TV review: Grace And Frankie season five trades subtlety for stereotypes

Jane Fonda and Lily Tomlin are better than ever, but their Netflix dramedy is starting to fall back on millennial pandering

GRACE AND FRANKIE: SEASON FIVE (multiple directors). All 13 episodes premiere on Netflix Canada on Friday (January 18). Rating: NNN

In season four of Netflix’s Grace And Frankie, Jane Fonda and Lily Tomlin’s titular characters seemed to lose some steam and give in to the desires and pressures of those around them. So I was hopeful season five would redeem them.

After watching the first five episodes, I think it has – but there are a couple of other things going on. The show has always been good at dealing with ageing, gender and gay issues, but this season is reaching with the overuse of gay references and slang.

Season five picks up right where season four concludes: with septuagenarian friends Grace (Fonda) and Frankie (Tomlin) sitting on their beach chairs, facing the waves and holding hands. They make a commitment to never doubt each other again. Last season, their four grown children colluded to convince them to sell their La Jolla beach house and move to a retirement community. Now the women are intent on reclaiming the house and their lives, even if their memory loss is more apparent than ever.

RuPaul Andre Charles guest stars as Benjamin Le Day, the assistant to their former home’s new owner, a celebrity who wants to remain anonymous. But his character feels like a Black, gay trope, sassy in tone and posture. Grace greets him with a “hey girl,” and Frankie announces, “I have a gay ex and Black son.” And as Grace and Frankie attempt to convince him to let them keep the house, phrases like “no tea, no shade” slip out of Frankie’s mouth.

So within the first half of the first episode something already feels amiss. Might the dramedy – previously known for smart, meaningful writing about relationships, aging, parenting, queerness and politics – have become too gay?

I wonder if the show is trying to reach younger and more diverse demographics through the use of slang. In a laughable moment, Grace says “PTW” and “PTY” when she means ‘“BTW.” In another scene, Frankie states that it’s “feminist Friday,” followed by “hashtag don’t let me tell you what day it is.”

The anonymous celebrity who’s bought their house turns out to be a pop star named Kareena G (Nicole Richie) who uses phrases like “amaze” and declares that she’s “sick of being told what to do.” It was Benjamin’s idea to buy the house to give her some time away from the spotlight, though she would have preferred the more youthful Santa Fe.

Grace and Frankie’s adventuring with slang is cute but slightly off-putting. They’ve appropriated the vernacular of young people of colour while living in a town removed from an urban centre that lacks both people of colour and a young population. Not to mention that they’ve just returned from a retirement community. And I can’t help but feel a little uncomfortable.

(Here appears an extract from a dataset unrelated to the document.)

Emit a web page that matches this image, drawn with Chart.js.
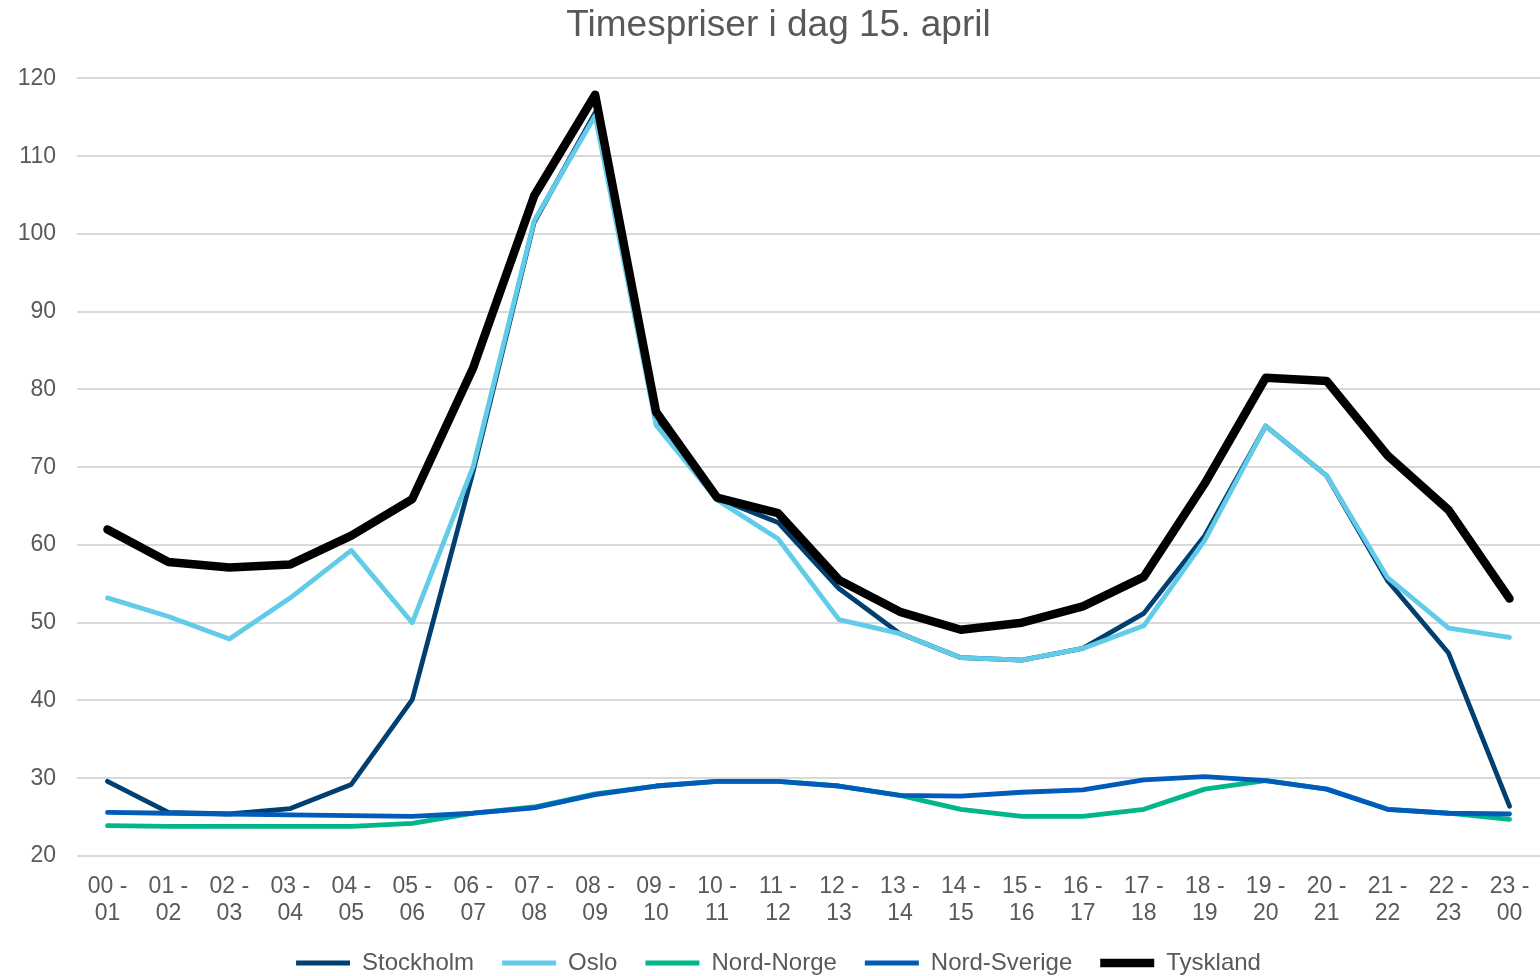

Meanwhile, their ex-husbands –  Robert (Martin Sheen) and Sol (Sam Waterston), who became a couple in season one – present another side of the gay coin. In season four, they opened up their relationship, but within the first few episodes of season five they’ve decided it’s not for them, and neither is the young, toned house guest who was the cause of open relationship discussions.

They are pulled into another married gay couple’s drama, and musical theatre continues to consume Robert. During auditions for the new production, a younger white lesbian incorporates spoken word into her audition. What could be gayer than that? For some of us queers, these gay plot points are obvious to the point of being quite boring. This show used to be very good at subtext.

As Grace and Frankie rebuild their lives, they’re still doing what I’ve always liked most about the show: confronting issues arising from age and gender in a realistic way. They feel invisible when ignored at a fast food restaurant. They’re defiant when it comes to getting their house back, trying the patience their four children.

Despite season five’s flaws, Fonda and Tomlin do not disappoint. The more developed their characters grow and the deeper their friendship, the better Fonda and Tomlin’s performances become. They have really sunk into their roles – both actors so believable and undeniably hilarious.

In one episode, Frankie fights the city on sidewalk crossing times to better accommodate slow walkers. She recruits everyone she knows, plus a few strangers, to support the fight. Why? She wants to cross the street to the snow crab buffet. This story point is a great example of how the show uses humour to highlight situations that are at once meaningful and not so serious. Frankie can do whatever she wants – this is the reward for being an older woman in these times.

By episode five the season seems to be closer to what the show has been: a sharp dramedy about blended family and aging. I hope it settles back into that. It doesn’t need gay stereotypes and pandering to millennials. Grace and Frankie carry it just fine.